In other words, what is the relationship between what occurs in the real world and what comes to us through the world of our screens? 


A Thought (Experiment) 

Imagine you have been hired by a luxury-car company to make a film celebrating the brand’s 75th anniversary. You stack 75 cars (one from each model year) on top of each other to create an epic sculpture that, when the sun rises on the exact anniversary of the birth of the company, creates a shadow in the shape of the company logo. (Note: The cars’ stackability is not a selling point.) You travel to a remote location, build the menhir, and capture the moment of sunrise in an intricate, single-take drone shot. Pretty epic. 

Or…

You create the same scene on a computer. 

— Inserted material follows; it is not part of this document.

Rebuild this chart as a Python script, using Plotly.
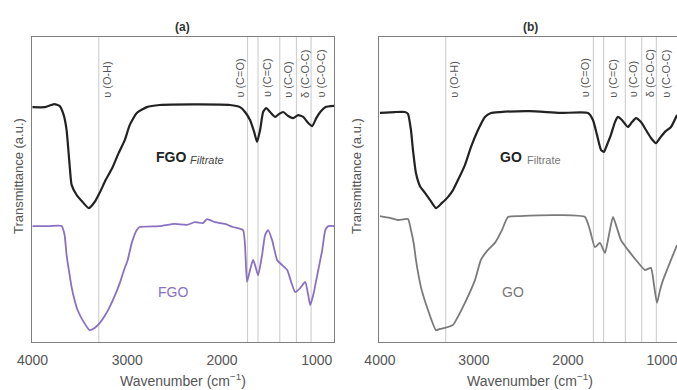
import plotly.graph_objects as go

# ---------------- data (wavenumber cm^-1, transmittance a.u.) ----------------
fgo_filtrate_wn = [4000, 3870, 3770, 3715, 3670, 3640, 3608, 3587, 3534, 3471, 3407, 3344, 3291, 3228,
                   3153, 3090, 3026, 2974, 2899, 2794, 2656, 2233, 1915, 1810, 1757, 1704, 1661, 1630,
                   1598, 1566, 1534, 1492, 1439, 1397, 1354, 1302, 1249, 1196, 1143, 1090, 1048, 1005,
                   963, 910, 815]
fgo_filtrate_t = [77.0, 77.0, 78.0, 77.4, 74.4, 69.5, 58.0, 51.5, 48.2, 45.9, 43.9, 45.9, 48.9, 53.1,
                  57.4, 62.0, 66.2, 71.1, 75.1, 77.0, 77.7, 77.9, 77.7, 77.0, 75.4, 72.8, 68.9, 65.6,
                  69.5, 75.4, 76.7, 75.4, 73.8, 74.8, 75.4, 74.1, 73.4, 74.4, 73.8, 71.8, 70.8, 73.4,
                  75.4, 77.0, 77.4]

fgo_wn = [4000, 3820, 3693, 3661, 3640, 3608, 3587, 3556, 3524, 3460, 3397, 3344, 3291, 3238, 3185,
          3132, 3079, 3037, 2995, 2952, 2899, 2868, 2656, 2500, 2370, 2286, 2200, 2159, 2074, 1968,
          1884, 1778, 1757, 1736, 1704, 1672, 1651, 1619, 1577, 1545, 1513, 1471, 1418, 1365, 1312,
          1270, 1228, 1175, 1122, 1090, 1069, 1037, 1005, 984, 942, 910, 878, 815]
fgo_t = [38.0, 38.0, 38.0, 35.1, 28.5, 22.0, 18.0, 13.8, 10.5, 6.6, 3.9, 4.6, 6.2, 8.5, 11.5,
         15.1, 19.3, 23.3, 26.9, 32.5, 36.7, 37.7, 38.0, 38.7, 38.4, 39.3, 39.0, 40.3, 39.3, 38.7,
         37.7, 36.7, 31.8, 19.7, 23.6, 26.9, 25.2, 21.9, 28.5, 35.1, 36.7, 33.4, 26.9, 25.2, 23.6,
         19.7, 16.4, 17.7, 19.7, 15.4, 12.1, 15.4, 20.3, 23.6, 30.2, 36.7, 38.0, 38.0]

go_filtrate_wn = [4000, 3840, 3734, 3702, 3670, 3649, 3617, 3574, 3521, 3468, 3404, 3340, 3277, 3223,
                  3170, 3096, 3032, 2957, 2883, 2819, 2723, 2404, 2085, 1787, 1734, 1691, 1649, 1617,
                  1585, 1543, 1500, 1468, 1426, 1362, 1319, 1277, 1223, 1170, 1117, 1064, 1021, 968,
                  904, 840]
go_filtrate_t = [75.1, 75.4, 75.4, 74.8, 69.5, 63.0, 55.4, 51.1, 48.9, 46.6, 43.9, 45.6, 47.5, 49.8,
                 53.1, 58.0, 63.9, 69.5, 73.8, 75.1, 75.4, 75.7, 75.1, 75.1, 72.8, 67.9, 63.0, 62.3,
                 64.6, 67.9, 72.1, 73.8, 72.8, 70.5, 72.1, 73.4, 72.1, 69.5, 66.9, 65.2, 66.9, 68.9,
                 70.5, 74.4]

go_wn = [4000, 3894, 3809, 3702, 3670, 3638, 3617, 3564, 3489, 3404, 3362, 3309, 3223, 3160, 3096,
         2989, 2926, 2851, 2777, 2702, 2638, 2511, 2085, 1819, 1766, 1713, 1660, 1606, 1564, 1521,
         1479, 1436, 1362, 1277, 1181, 1117, 1085, 1053, 1021, 989, 947, 904, 840]
go_t = [41.3, 40.7, 40.0, 40.3, 36.7, 31.8, 26.9, 18.0, 10.5, 3.9, 4.3, 4.6, 5.6, 8.9, 12.8,
        20.3, 26.9, 30.2, 32.5, 36.7, 41.0, 41.3, 41.6, 41.0, 36.7, 31.1, 32.5, 29.2, 35.1, 41.0,
        37.4, 33.4, 30.2, 26.9, 23.6, 24.3, 18.7, 12.8, 17.0, 20.3, 23.6, 26.9, 31.8]

band_wn = [3300, 1730, 1620, 1390, 1215, 1060]
band_labels = ["υ (O-H)", "υ (C=O)", "υ (C=C)", "υ (C-O)", "δ (C-O-C)", "υ (C-O-C)"]
band_shift = [8, -8, 9, 8, 8, 9]

x_ticks = [4000, 3000, 2000, 1000]

# ---------------- layout helpers ----------------
W, H = 677, 390
def px(x):
    return x / W
def py(y):
    return 1 - y / H

FONT = "Arial, Liberation Sans, sans-serif"
AXC = "#7f7f7f"
TXT = "#555555"
LINEC = "#c9c9c9"

def line(color, width):
    return dict(color=color, width=width, shape="spline", smoothing=0.5)

fig = go.Figure()
fig.add_trace(go.Scatter(x=fgo_filtrate_wn, y=fgo_filtrate_t, mode="lines",
                         line=line("#222222", 2.2), xaxis="x", yaxis="y", showlegend=False))
fig.add_trace(go.Scatter(x=fgo_wn, y=fgo_t, mode="lines",
                         line=line("#8a70c2", 1.8), xaxis="x", yaxis="y", showlegend=False))
fig.add_trace(go.Scatter(x=go_filtrate_wn, y=go_filtrate_t, mode="lines",
                         line=line("#222222", 2.2), xaxis="x2", yaxis="y2", showlegend=False))
fig.add_trace(go.Scatter(x=go_wn, y=go_t, mode="lines",
                         line=line("#7a7a7a", 1.8), xaxis="x2", yaxis="y2", showlegend=False))

shapes = []
annotations = []
for xr, yr in (("x", "y"), ("x2", "y2")):
    for wn, lab, sh in zip(band_wn, band_labels, band_shift):
        shapes.append(dict(type="line", xref=xr, yref=yr + " domain", x0=wn, x1=wn, y0=0, y1=1,
                           line=dict(color=LINEC, width=1), layer="below"))
        annotations.append(dict(x=wn, y=79.5, xref=xr, yref=yr, text=lab, textangle=-90,
                                showarrow=False, xanchor="center", yanchor="bottom", xshift=sh,
                                font=dict(size=11, color=TXT, family=FONT)))

def pann(x, y, text, size, color, xanchor="center", angle=0):
    return dict(x=px(x), y=py(y), xref="paper", yref="paper", text=text, textangle=angle,
                xanchor=xanchor, yanchor="middle", showarrow=False,
                font=dict(size=size, color=color, family=FONT))

# panel titles
annotations.append(pann(183, 27, "<b>(a)</b>", 12, "#333333"))
annotations.append(pann(530, 27, "<b>(b)</b>", 12, "#333333"))
# y titles
for xx in (19, 357):
    annotations.append(pann(xx, 176, "Transmittance (a.u.)", 13, TXT, angle=-90))
# x titles
for xx in (183, 530):
    annotations.append(pann(xx, 380, "Wavenumber (cm<sup>−1</sup>)", 14, TXT))
# curve labels
annotations += [
    pann(188, 157, "<b>FGO</b>", 14, "#222222", xanchor="right"),
    pann(188, 160, "<i>Filtrate</i>", 11, "#444444", xanchor="left"),
    pann(173, 292, "FGO", 14, "#8a70c2"),
    pann(524, 157, "<b>GO</b>", 14, "#222222", xanchor="right"),
    pann(525, 160, "Filtrate", 11, "#777777", xanchor="left"),
    pann(513, 292, "GO", 14, "#777777"),
]

xcommon = dict(tickvals=x_ticks, ticktext=[str(v) for v in x_ticks], ticks="", showgrid=False,
               zeroline=False, showline=True, linecolor=AXC, linewidth=1.3, mirror=True,
               automargin=False, ticklabeloverflow="allow", ticklabelstandoff=5,
               tickfont=dict(size=14, color=TXT, family=FONT))
ycommon = dict(range=[0, 100], showticklabels=False, ticks="", showgrid=False, zeroline=False,
               automargin=False, showline=True, linecolor=AXC, linewidth=1.3)
ydom = [py(342), py(37)]

fig.update_layout(
    width=W, height=H, margin=dict(l=0, r=0, t=0, b=0, autoexpand=False),
    paper_bgcolor="white", plot_bgcolor="white",
    xaxis=dict(domain=[px(32), px(334)], range=[4005, 818], anchor="y", **xcommon),
    yaxis=dict(domain=ydom, anchor="x", mirror=True, **ycommon),
    xaxis2=dict(domain=[px(379), 1.0], range=[4010, 840], anchor="y2", **xcommon),
    yaxis2=dict(domain=ydom, anchor="x2", mirror=False, **ycommon),
    shapes=shapes, annotations=annotations,
    font=dict(family=FONT),
)

fig.write_html("out.html")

If the CGI approach and the physical approach are indistinguishable on a phone screen, is there a difference between them? If everything just ends up on a screen, should we care if it first existed in the physical world? As advertisers who create stories and images that go on screens, this is not just a philosophical question, it’s a practical one that resurfaces with every new iteration of technology. 


(An Attempt at) an Answer

The “Mona Lisa” and an exact copy of the “Mona Lisa” may look the same, but they are not the same thing. One was created by Leonardo da Vinci, and one was not. The creation of the work is an inseparable part of the meaning of the work itself [Walter Benjamin writes about this as the aura]. The effort it took to make the project, the time, the money, and the planning are all, to some degree, embedded in the final work. We cannot separate the final result from this parallel story, which is the process of making it. If the cookie vault were made in Photoshop, it would be a very different project, and if our mascara brush existed in the physical world, it would not be the same thing. We are not creating a hierarchy, but we must acknowledge that where the pixels came from makes a difference and it is a part of the story whether we foreground it or not. 


But what does this mean for us?

We have to ask ourselves, “What kind of story is our brand telling?” Do we want our audience to get lost in the playful fiction of the idea or awed by the physical scope of the work? 

If it’s the first approach, and our brand is embracing the GLGB (Getting Lost in a Good Book) philosophy, we don’t need to be tethered to the constraints of the physical world. We can imagine your brand as a captivating book where people can get lost, meeting others who share similar interests and connecting to the brand. This shared sense of fun and whimsy doesn’t need to happen “for real.” The fun is the fiction. The fun is getting swept away into this imaginative world, and the CGI approach doesn’t undercut the joy of the experience.  

On the other hand, if we are trying to inspire or wow the audience with the audacity of the undertaking, then we have to do it for real. This is especially important if the brand is built on authenticity. We have to stack the cars or build the vault, because that physicality and the quixotic effort that it entails are an important part of the story. Part of the fun of the project is the scope and size, and our audience will feel betrayed if we don’t bring the epic event to the real world. 

So, in the end, the key thing to remember is that even if everything ends up as pixels, it always starts with the brand, and story of the brand will tell us the best approach to take.